>> begin
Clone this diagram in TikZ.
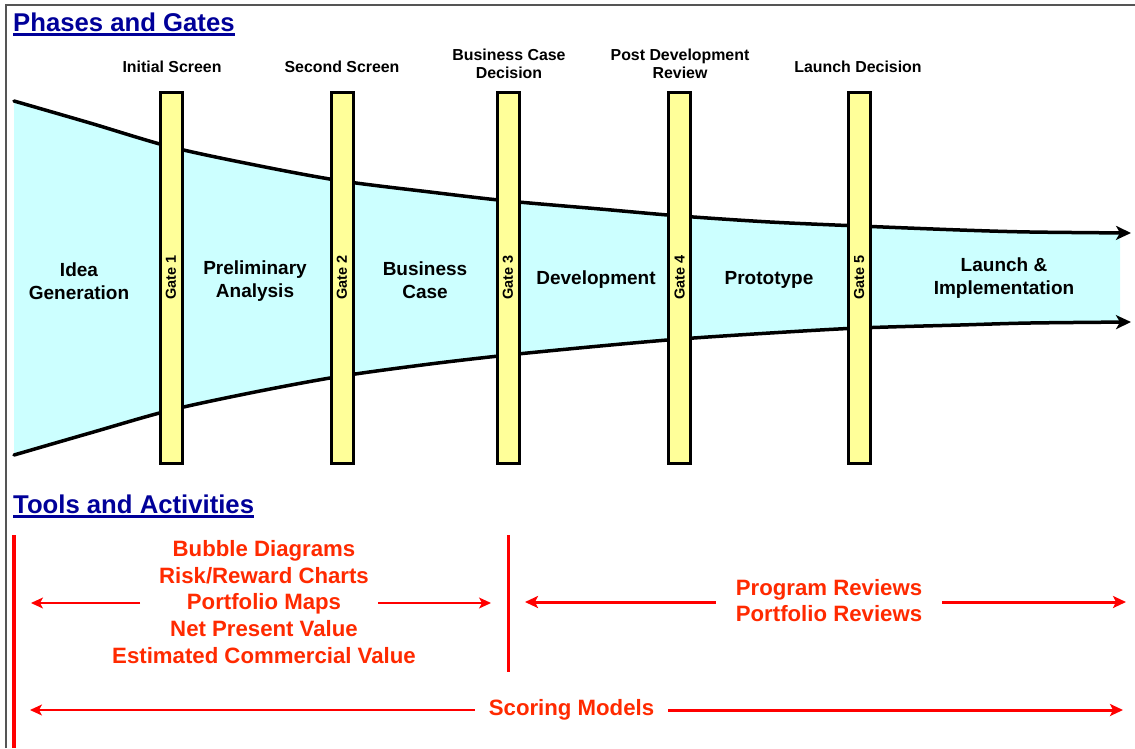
\documentclass[tikz,border=0pt]{standalone}
\usepackage{fontspec}
\setmainfont{Liberation Sans}
\usetikzlibrary{arrows.meta}
\definecolor{funnelc}{HTML}{CCFFFF}
\definecolor{gatey}{HTML}{FFFF99}
\definecolor{navyt}{HTML}{000099}
\definecolor{redt}{HTML}{FF2A00}
\definecolor{redl}{HTML}{FF0000}
\definecolor{framec}{HTML}{555555}
\tikzset{
  heading/.style={anchor=base west,inner sep=0pt,text=navyt,font=\bfseries\fontsize{25.7}{30}\selectfont},
  ulinestyle/.style={navyt,line width=2.2pt},
  gatebar/.style={draw=black,line width=3pt,fill=gatey,rotate=90,minimum width=371pt,minimum height=22pt,inner sep=0pt,font=\bfseries\fontsize{14.5}{16}\selectfont},
  gatelabel/.style={align=center,inner sep=0pt,font=\bfseries\fontsize{15.9}{18.5}\selectfont},
  phase/.style={align=center,inner sep=0pt,font=\bfseries\fontsize{19}{23}\selectfont},
  edgeline/.style={line width=3.5pt,black,line cap=round},
  bigtip/.style={-{Stealth[length=15pt,width=14pt,inset=4pt]}},
  tool/.style={align=center,text=redt,font=\bfseries\fontsize{22.2}{26.7}\selectfont},
  thinred/.style={redl,line width=1.3pt,-{Stealth[length=12pt,width=11pt,inset=3pt]}},
  thickred/.style={redl,line width=3pt,-{Stealth[length=13pt,width=12pt,inset=3pt]}},
  redbar/.style={redl,line width=4pt},
}
\begin{document}
\begin{tikzpicture}[x=1pt,y=-1pt]
\useasboundingbox (0,0) rectangle (1135,748);
\fill[white] (0,0) rectangle (1135,748);
\draw[framec,line width=2pt] (6,748) -- (6,5) -- (1135,5);

% headings
\node[heading] (h1) at (13,31) {Phases and Gates};
\draw[ulinestyle] ([yshift=-3.5pt]h1.base west) -- ([yshift=-3.5pt]h1.base east);
\node[heading] (h2) at (13,513) {Tools and Activities};
\draw[ulinestyle] ([yshift=-3.5pt]h2.base west) -- ([yshift=-3.5pt]h2.base east);

% funnel fill
\fill[funnelc] plot[smooth,tension=0.5] coordinates {(14,101) (90,123) (171,147) (260,166) (342,181) (430,192) (508,201) (600,209) (680,216) (770,222) (859,226) (960,230) (1030,232) (1120,233)}
  -- plot[smooth,tension=0.5] coordinates {(1120,322) (1030,323) (960,325) (859,328) (770,333) (680,339) (600,346) (508,355) (430,364) (342,376) (260,391) (171,410) (90,433) (14,455)} -- cycle;
% funnel edges
\draw[edgeline,bigtip] plot[smooth,tension=0.5] coordinates {(14,101) (90,123) (171,147) (260,166) (342,181) (430,192) (508,201) (600,209) (680,216) (770,222) (859,226) (960,230) (1030,232) (1131,233)};
\draw[edgeline,bigtip] plot[smooth,tension=0.5] coordinates {(14,455) (90,433) (171,410) (260,391) (342,376) (430,364) (508,355) (600,346) (680,339) (770,333) (859,328) (960,325) (1030,323) (1131,322)};

% gates
\node[gatebar] (g1) at (171,277.5) {Gate 1};
\node[gatebar] (g2) at (342,277.5) {Gate 2};
\node[gatebar] (g3) at (508,277.5) {Gate 3};
\node[gatebar] (g4) at (679.5,277.5) {Gate 4};
\node[gatebar] (g5) at (859,277.5) {Gate 5};

% gate labels
\node[gatelabel] (l1) at (172,67) {Initial Screen};
\node[gatelabel] (l2) at (342,67) {Second Screen};
\node[gatelabel] (l3) at (509,64) {Business Case\\Decision};
\node[gatelabel] (l4) at (680,64) {Post Development\\Review};
\node[gatelabel] (l5) at (858,67) {Launch Decision};

% phases
\node[phase] (p1) at (79,281.5) {Idea\\Generation};
\node[phase] (p2) at (255,281.5) {Preliminary\\Analysis};
\node[phase] (p3) at (425,280.5) {Business\\Case};
\node[phase] (p4) at (596,280) {Development};
\node[phase] (p5) at (769,280) {Prototype};
\node[phase] (p6) at (1004,278.5) {Launch \&\\Implementation};

% tools and activities
\draw[redbar] (14,535) -- (14,748);
\draw[redl,line width=3pt] (508,535) -- (508,672);

\node[tool,inner sep=0pt] (t1) at (264,602) {Bubble Diagrams\\Risk/Reward Charts\\Portfolio Maps\\Net Present Value\\Estimated Commercial Value};
\coordinate (a1s) at (140,603);
\coordinate (a1e) at (31,603);
\coordinate (a2s) at (378,603);
\coordinate (a2e) at (491,603);
\draw[thinred] (a1s) -- (a1e);
\draw[thinred] (a2s) -- (a2e);

\node[tool,inner ysep=0pt,inner xsep=20pt] (t2) at (829,600.5) {Program Reviews\\Portfolio Reviews};
\coordinate (a3e) at (525,602);
\coordinate (a4e) at (1126,602);
\draw[thickred] (t2.west |- a3e) -- (a3e);
\draw[thickred] (t2.east |- a4e) -- (a4e);

\node[tool,inner ysep=0pt,inner xsep=14pt] (t3) at (571.5,710) {Scoring Models};
\coordinate (a5e) at (30,710);
\coordinate (a6e) at (1123,710);
\draw[thinred] (t3.west) -- (a5e);
\draw[thickred] (t3.east) -- (a6e);
\end{tikzpicture}
\end{document}
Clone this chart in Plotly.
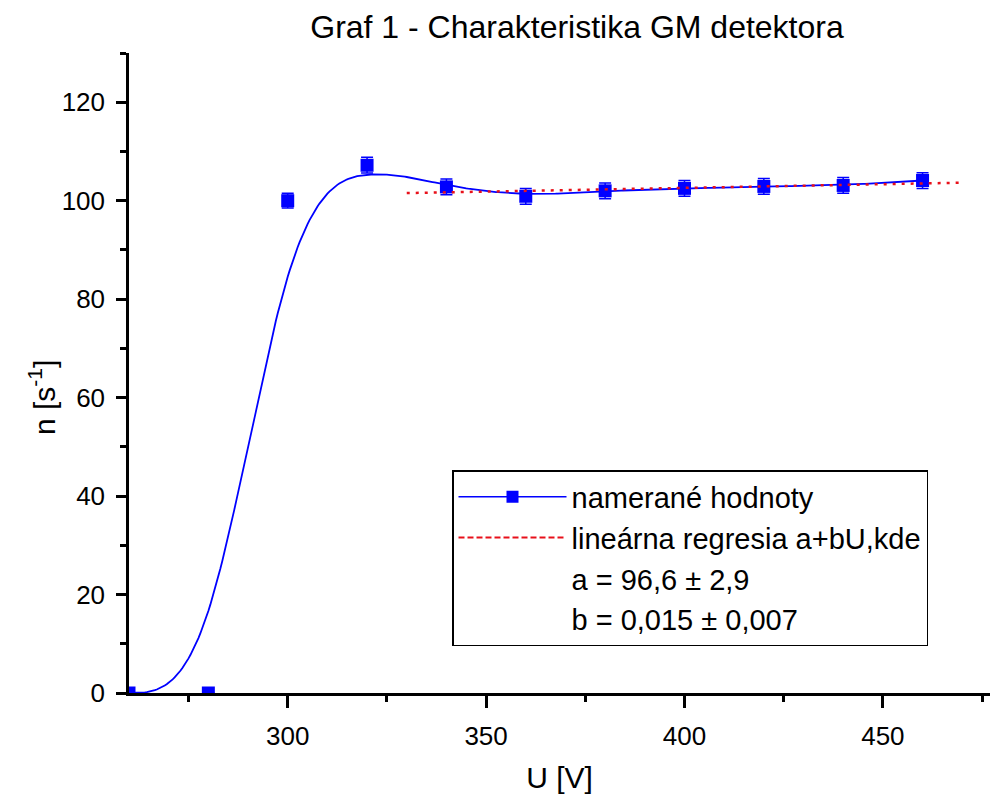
>> end
*Stated goal*
Please write out all the data again word for word, but not the pictures.

*The solution*
Clone this diagram in TikZ.
\documentclass[tikz,border=0pt]{standalone}
\usepackage{fontspec}
\setmainfont{Liberation Sans}
\usetikzlibrary{arrows.meta}
\definecolor{funnelc}{HTML}{CCFFFF}
\definecolor{gatey}{HTML}{FFFF99}
\definecolor{navyt}{HTML}{000099}
\definecolor{redt}{HTML}{FF2A00}
\definecolor{redl}{HTML}{FF0000}
\definecolor{framec}{HTML}{555555}
\tikzset{
  heading/.style={anchor=base west,inner sep=0pt,text=navyt,font=\bfseries\fontsize{25.7}{30}\selectfont},
  ulinestyle/.style={navyt,line width=2.2pt},
  gatebar/.style={draw=black,line width=3pt,fill=gatey,rotate=90,minimum width=371pt,minimum height=22pt,inner sep=0pt,font=\bfseries\fontsize{14.5}{16}\selectfont},
  gatelabel/.style={align=center,inner sep=0pt,font=\bfseries\fontsize{15.9}{18.5}\selectfont},
  phase/.style={align=center,inner sep=0pt,font=\bfseries\fontsize{19}{23}\selectfont},
  edgeline/.style={line width=3.5pt,black,line cap=round},
  bigtip/.style={-{Stealth[length=15pt,width=14pt,inset=4pt]}},
  tool/.style={align=center,text=redt,font=\bfseries\fontsize{22.2}{26.7}\selectfont},
  thinred/.style={redl,line width=1.3pt,-{Stealth[length=12pt,width=11pt,inset=3pt]}},
  thickred/.style={redl,line width=3pt,-{Stealth[length=13pt,width=12pt,inset=3pt]}},
  redbar/.style={redl,line width=4pt},
}
\begin{document}
\begin{tikzpicture}[x=1pt,y=-1pt]
\useasboundingbox (0,0) rectangle (1135,748);
\fill[white] (0,0) rectangle (1135,748);
\draw[framec,line width=2pt] (6,748) -- (6,5) -- (1135,5);

% headings
\node[heading] (h1) at (13,31) {Phases and Gates};
\draw[ulinestyle] ([yshift=-3.5pt]h1.base west) -- ([yshift=-3.5pt]h1.base east);
\node[heading] (h2) at (13,513) {Tools and Activities};
\draw[ulinestyle] ([yshift=-3.5pt]h2.base west) -- ([yshift=-3.5pt]h2.base east);

% funnel fill
\fill[funnelc] plot[smooth,tension=0.5] coordinates {(14,101) (90,123) (171,147) (260,166) (342,181) (430,192) (508,201) (600,209) (680,216) (770,222) (859,226) (960,230) (1030,232) (1120,233)}
  -- plot[smooth,tension=0.5] coordinates {(1120,322) (1030,323) (960,325) (859,328) (770,333) (680,339) (600,346) (508,355) (430,364) (342,376) (260,391) (171,410) (90,433) (14,455)} -- cycle;
% funnel edges
\draw[edgeline,bigtip] plot[smooth,tension=0.5] coordinates {(14,101) (90,123) (171,147) (260,166) (342,181) (430,192) (508,201) (600,209) (680,216) (770,222) (859,226) (960,230) (1030,232) (1131,233)};
\draw[edgeline,bigtip] plot[smooth,tension=0.5] coordinates {(14,455) (90,433) (171,410) (260,391) (342,376) (430,364) (508,355) (600,346) (680,339) (770,333) (859,328) (960,325) (1030,323) (1131,322)};

% gates
\node[gatebar] (g1) at (171,277.5) {Gate 1};
\node[gatebar] (g2) at (342,277.5) {Gate 2};
\node[gatebar] (g3) at (508,277.5) {Gate 3};
\node[gatebar] (g4) at (679.5,277.5) {Gate 4};
\node[gatebar] (g5) at (859,277.5) {Gate 5};

% gate labels
\node[gatelabel] (l1) at (172,67) {Initial Screen};
\node[gatelabel] (l2) at (342,67) {Second Screen};
\node[gatelabel] (l3) at (509,64) {Business Case\\Decision};
\node[gatelabel] (l4) at (680,64) {Post Development\\Review};
\node[gatelabel] (l5) at (858,67) {Launch Decision};

% phases
\node[phase] (p1) at (79,281.5) {Idea\\Generation};
\node[phase] (p2) at (255,281.5) {Preliminary\\Analysis};
\node[phase] (p3) at (425,280.5) {Business\\Case};
\node[phase] (p4) at (596,280) {Development};
\node[phase] (p5) at (769,280) {Prototype};
\node[phase] (p6) at (1004,278.5) {Launch \&\\Implementation};

% tools and activities
\draw[redbar] (14,535) -- (14,748);
\draw[redl,line width=3pt] (508,535) -- (508,672);

\node[tool,inner sep=0pt] (t1) at (264,602) {Bubble Diagrams\\Risk/Reward Charts\\Portfolio Maps\\Net Present Value\\Estimated Commercial Value};
\coordinate (a1s) at (140,603);
\coordinate (a1e) at (31,603);
\coordinate (a2s) at (378,603);
\coordinate (a2e) at (491,603);
\draw[thinred] (a1s) -- (a1e);
\draw[thinred] (a2s) -- (a2e);

\node[tool,inner ysep=0pt,inner xsep=20pt] (t2) at (829,600.5) {Program Reviews\\Portfolio Reviews};
\coordinate (a3e) at (525,602);
\coordinate (a4e) at (1126,602);
\draw[thickred] (t2.west |- a3e) -- (a3e);
\draw[thickred] (t2.east |- a4e) -- (a4e);

\node[tool,inner ysep=0pt,inner xsep=14pt] (t3) at (571.5,710) {Scoring Models};
\coordinate (a5e) at (30,710);
\coordinate (a6e) at (1123,710);
\draw[thinred] (t3.west) -- (a5e);
\draw[thickred] (t3.east) -- (a6e);
\end{tikzpicture}
\end{document}
Clone this chart in Plotly.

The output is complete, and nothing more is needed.